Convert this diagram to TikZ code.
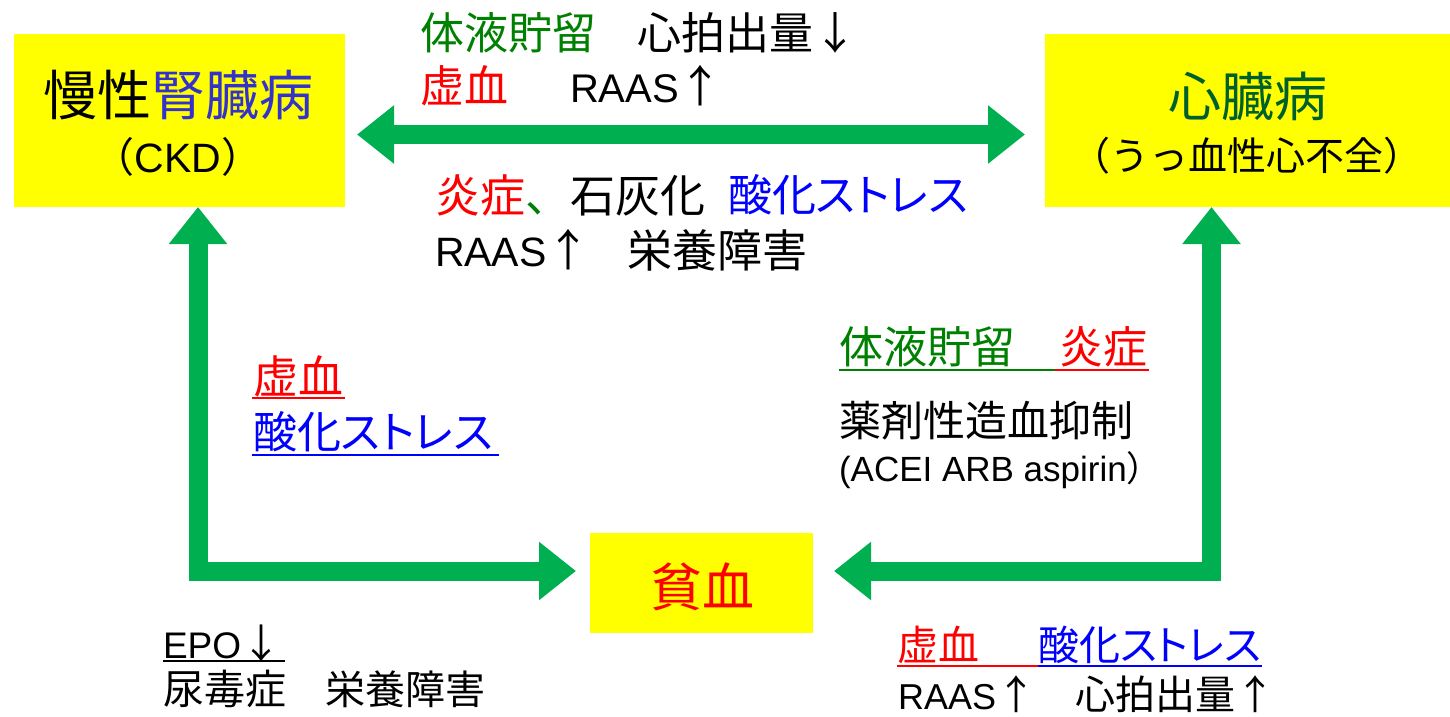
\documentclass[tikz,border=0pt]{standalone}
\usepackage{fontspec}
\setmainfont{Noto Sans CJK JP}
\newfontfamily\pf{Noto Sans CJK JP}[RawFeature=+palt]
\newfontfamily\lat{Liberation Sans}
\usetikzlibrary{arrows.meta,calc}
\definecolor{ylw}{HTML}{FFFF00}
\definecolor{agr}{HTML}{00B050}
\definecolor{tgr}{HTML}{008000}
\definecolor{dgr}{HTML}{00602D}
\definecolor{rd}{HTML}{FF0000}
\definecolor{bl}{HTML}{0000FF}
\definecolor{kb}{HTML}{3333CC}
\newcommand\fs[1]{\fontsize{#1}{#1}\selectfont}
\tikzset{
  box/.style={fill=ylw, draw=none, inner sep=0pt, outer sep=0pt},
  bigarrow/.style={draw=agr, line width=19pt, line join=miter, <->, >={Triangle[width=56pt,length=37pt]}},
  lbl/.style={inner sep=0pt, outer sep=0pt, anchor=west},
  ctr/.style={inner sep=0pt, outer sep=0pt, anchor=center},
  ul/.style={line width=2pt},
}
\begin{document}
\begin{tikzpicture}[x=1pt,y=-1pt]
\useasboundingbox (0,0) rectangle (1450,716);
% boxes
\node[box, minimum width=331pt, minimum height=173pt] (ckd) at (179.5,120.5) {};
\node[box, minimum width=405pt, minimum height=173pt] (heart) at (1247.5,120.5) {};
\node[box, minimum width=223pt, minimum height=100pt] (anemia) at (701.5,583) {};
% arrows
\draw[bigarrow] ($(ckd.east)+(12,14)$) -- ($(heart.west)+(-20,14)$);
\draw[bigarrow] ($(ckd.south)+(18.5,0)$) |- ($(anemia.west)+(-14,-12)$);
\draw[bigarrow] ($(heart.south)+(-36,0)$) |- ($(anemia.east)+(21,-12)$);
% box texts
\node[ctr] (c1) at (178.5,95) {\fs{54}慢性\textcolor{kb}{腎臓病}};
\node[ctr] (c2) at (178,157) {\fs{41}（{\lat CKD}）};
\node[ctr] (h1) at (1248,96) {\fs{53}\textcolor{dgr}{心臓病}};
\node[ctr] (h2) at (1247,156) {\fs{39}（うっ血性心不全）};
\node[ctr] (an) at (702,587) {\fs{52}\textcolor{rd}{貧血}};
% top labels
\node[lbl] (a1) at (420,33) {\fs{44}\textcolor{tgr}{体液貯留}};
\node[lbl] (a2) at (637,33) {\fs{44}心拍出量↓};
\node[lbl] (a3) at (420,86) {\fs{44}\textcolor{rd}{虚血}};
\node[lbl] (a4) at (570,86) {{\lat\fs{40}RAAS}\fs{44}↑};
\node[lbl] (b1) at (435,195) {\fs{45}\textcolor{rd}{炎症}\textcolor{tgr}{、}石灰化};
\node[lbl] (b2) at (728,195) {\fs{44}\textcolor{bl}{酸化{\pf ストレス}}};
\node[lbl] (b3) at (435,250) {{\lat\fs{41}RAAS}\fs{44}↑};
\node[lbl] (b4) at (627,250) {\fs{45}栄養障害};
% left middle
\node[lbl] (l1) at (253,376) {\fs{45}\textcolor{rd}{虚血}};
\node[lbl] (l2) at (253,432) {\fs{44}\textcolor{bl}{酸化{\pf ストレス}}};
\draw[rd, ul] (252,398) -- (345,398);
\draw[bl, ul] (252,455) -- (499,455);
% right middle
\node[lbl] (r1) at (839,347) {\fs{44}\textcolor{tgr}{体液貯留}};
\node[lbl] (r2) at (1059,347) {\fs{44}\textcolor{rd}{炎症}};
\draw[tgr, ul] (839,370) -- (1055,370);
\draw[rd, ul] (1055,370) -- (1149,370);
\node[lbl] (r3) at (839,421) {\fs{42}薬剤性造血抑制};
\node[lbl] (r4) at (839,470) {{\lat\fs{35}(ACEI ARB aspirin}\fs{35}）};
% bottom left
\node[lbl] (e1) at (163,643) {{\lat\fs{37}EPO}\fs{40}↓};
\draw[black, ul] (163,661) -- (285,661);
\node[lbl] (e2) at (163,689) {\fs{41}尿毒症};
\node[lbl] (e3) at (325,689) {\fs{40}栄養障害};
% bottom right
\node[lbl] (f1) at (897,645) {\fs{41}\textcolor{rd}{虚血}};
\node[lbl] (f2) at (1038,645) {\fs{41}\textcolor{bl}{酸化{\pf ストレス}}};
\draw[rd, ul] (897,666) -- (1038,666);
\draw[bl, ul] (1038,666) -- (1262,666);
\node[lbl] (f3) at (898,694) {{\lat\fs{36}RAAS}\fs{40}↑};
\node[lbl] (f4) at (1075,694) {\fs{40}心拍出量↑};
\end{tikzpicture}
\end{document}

Task brief =>
Every line above should be returned word for word, with the pictures left behind.

Task answer =>
Convert this diagram to TikZ code.
\documentclass[tikz,border=0pt]{standalone}
\usepackage{fontspec}
\setmainfont{Noto Sans CJK JP}
\newfontfamily\pf{Noto Sans CJK JP}[RawFeature=+palt]
\newfontfamily\lat{Liberation Sans}
\usetikzlibrary{arrows.meta,calc}
\definecolor{ylw}{HTML}{FFFF00}
\definecolor{agr}{HTML}{00B050}
\definecolor{tgr}{HTML}{008000}
\definecolor{dgr}{HTML}{00602D}
\definecolor{rd}{HTML}{FF0000}
\definecolor{bl}{HTML}{0000FF}
\definecolor{kb}{HTML}{3333CC}
\newcommand\fs[1]{\fontsize{#1}{#1}\selectfont}
\tikzset{
  box/.style={fill=ylw, draw=none, inner sep=0pt, outer sep=0pt},
  bigarrow/.style={draw=agr, line width=19pt, line join=miter, <->, >={Triangle[width=56pt,length=37pt]}},
  lbl/.style={inner sep=0pt, outer sep=0pt, anchor=west},
  ctr/.style={inner sep=0pt, outer sep=0pt, anchor=center},
  ul/.style={line width=2pt},
}
\begin{document}
\begin{tikzpicture}[x=1pt,y=-1pt]
\useasboundingbox (0,0) rectangle (1450,716);
% boxes
\node[box, minimum width=331pt, minimum height=173pt] (ckd) at (179.5,120.5) {};
\node[box, minimum width=405pt, minimum height=173pt] (heart) at (1247.5,120.5) {};
\node[box, minimum width=223pt, minimum height=100pt] (anemia) at (701.5,583) {};
% arrows
\draw[bigarrow] ($(ckd.east)+(12,14)$) -- ($(heart.west)+(-20,14)$);
\draw[bigarrow] ($(ckd.south)+(18.5,0)$) |- ($(anemia.west)+(-14,-12)$);
\draw[bigarrow] ($(heart.south)+(-36,0)$) |- ($(anemia.east)+(21,-12)$);
% box texts
\node[ctr] (c1) at (178.5,95) {\fs{54}慢性\textcolor{kb}{腎臓病}};
\node[ctr] (c2) at (178,157) {\fs{41}（{\lat CKD}）};
\node[ctr] (h1) at (1248,96) {\fs{53}\textcolor{dgr}{心臓病}};
\node[ctr] (h2) at (1247,156) {\fs{39}（うっ血性心不全）};
\node[ctr] (an) at (702,587) {\fs{52}\textcolor{rd}{貧血}};
% top labels
\node[lbl] (a1) at (420,33) {\fs{44}\textcolor{tgr}{体液貯留}};
\node[lbl] (a2) at (637,33) {\fs{44}心拍出量↓};
\node[lbl] (a3) at (420,86) {\fs{44}\textcolor{rd}{虚血}};
\node[lbl] (a4) at (570,86) {{\lat\fs{40}RAAS}\fs{44}↑};
\node[lbl] (b1) at (435,195) {\fs{45}\textcolor{rd}{炎症}\textcolor{tgr}{、}石灰化};
\node[lbl] (b2) at (728,195) {\fs{44}\textcolor{bl}{酸化{\pf ストレス}}};
\node[lbl] (b3) at (435,250) {{\lat\fs{41}RAAS}\fs{44}↑};
\node[lbl] (b4) at (627,250) {\fs{45}栄養障害};
% left middle
\node[lbl] (l1) at (253,376) {\fs{45}\textcolor{rd}{虚血}};
\node[lbl] (l2) at (253,432) {\fs{44}\textcolor{bl}{酸化{\pf ストレス}}};
\draw[rd, ul] (252,398) -- (345,398);
\draw[bl, ul] (252,455) -- (499,455);
% right middle
\node[lbl] (r1) at (839,347) {\fs{44}\textcolor{tgr}{体液貯留}};
\node[lbl] (r2) at (1059,347) {\fs{44}\textcolor{rd}{炎症}};
\draw[tgr, ul] (839,370) -- (1055,370);
\draw[rd, ul] (1055,370) -- (1149,370);
\node[lbl] (r3) at (839,421) {\fs{42}薬剤性造血抑制};
\node[lbl] (r4) at (839,470) {{\lat\fs{35}(ACEI ARB aspirin}\fs{35}）};
% bottom left
\node[lbl] (e1) at (163,643) {{\lat\fs{37}EPO}\fs{40}↓};
\draw[black, ul] (163,661) -- (285,661);
\node[lbl] (e2) at (163,689) {\fs{41}尿毒症};
\node[lbl] (e3) at (325,689) {\fs{40}栄養障害};
% bottom right
\node[lbl] (f1) at (897,645) {\fs{41}\textcolor{rd}{虚血}};
\node[lbl] (f2) at (1038,645) {\fs{41}\textcolor{bl}{酸化{\pf ストレス}}};
\draw[rd, ul] (897,666) -- (1038,666);
\draw[bl, ul] (1038,666) -- (1262,666);
\node[lbl] (f3) at (898,694) {{\lat\fs{36}RAAS}\fs{40}↑};
\node[lbl] (f4) at (1075,694) {\fs{40}心拍出量↑};
\end{tikzpicture}
\end{document}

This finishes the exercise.